Verses 14–16

Here the apostle gives an account of his ministry among them. He thanks God he had baptized but a few among them, Crispus, who had been a ruler of a synagogue at Corinth (Acts 18:8), Gaius, and the household of Stephanas, besides whom, he says, he did not remember that he had baptized any. But how was this a proper matter for thankfulness? Was it not a part of the apostolical commission to baptize all nations? And could Paul give thanks to God for his own neglect of duty? He is not to be understood in such a sense as if he were thankful for not having baptized at all, but for not having done it in present circumstances, lest it should have had this very bad construction put upon it—that he had baptized in his own name, made disciples for himself, or set himself up as the head of a sect. He left it to other ministers to baptize, while he set himself to more useful work, and filled up his time with preaching the gospel. This, he thought, was more his business, because the more important business of the two. He had assistants that could baptize, when none could discharge the other part of his office so well as himself. In this sense he says, Christ sent him not to baptize, but to preach the gospel—not so much to baptize as to preach. Note, Ministers should consider themselves sent and set apart more especially to that service in which Christ will be most honoured and the salvation of souls promoted, and for which they are best fitted, though no part of their duty is to be neglected.

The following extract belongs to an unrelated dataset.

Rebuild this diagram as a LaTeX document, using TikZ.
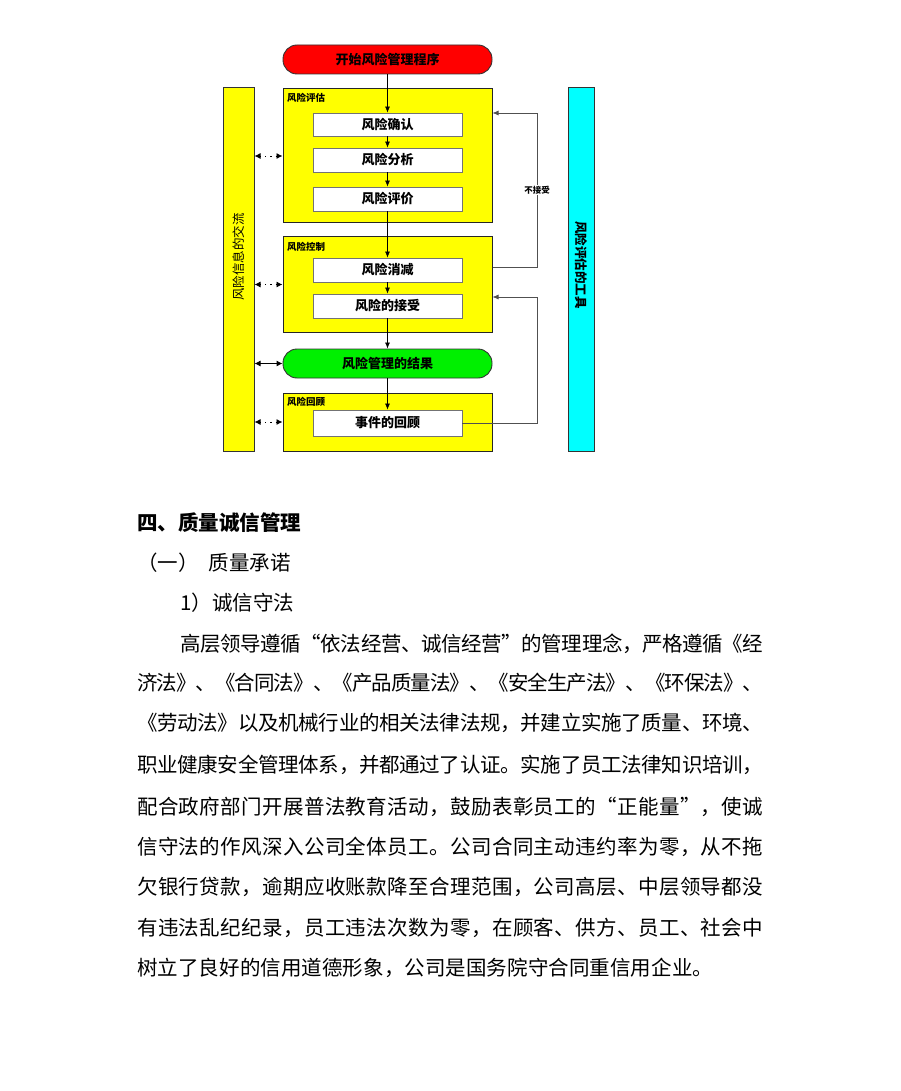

The principal business Paul did among them was to preach the gospel (1 Cor. 1:17), the cross (1 Cor. 1:18), Christ crucified, 1 Cor. 1:23. Ministers are the soldiers of Christ, and are to erect and display the banner of the cross. He did not preach his own fancy, but the gospel—the glad tidings of peace, and reconciliation to God, through the mediation of a crucified Redeemer. This is the sum and substance of the gospel. Christ crucified is the foundation of all our joys. By his death we live. This is what Paul preached, what all ministers should preach, and what all the saints live upon.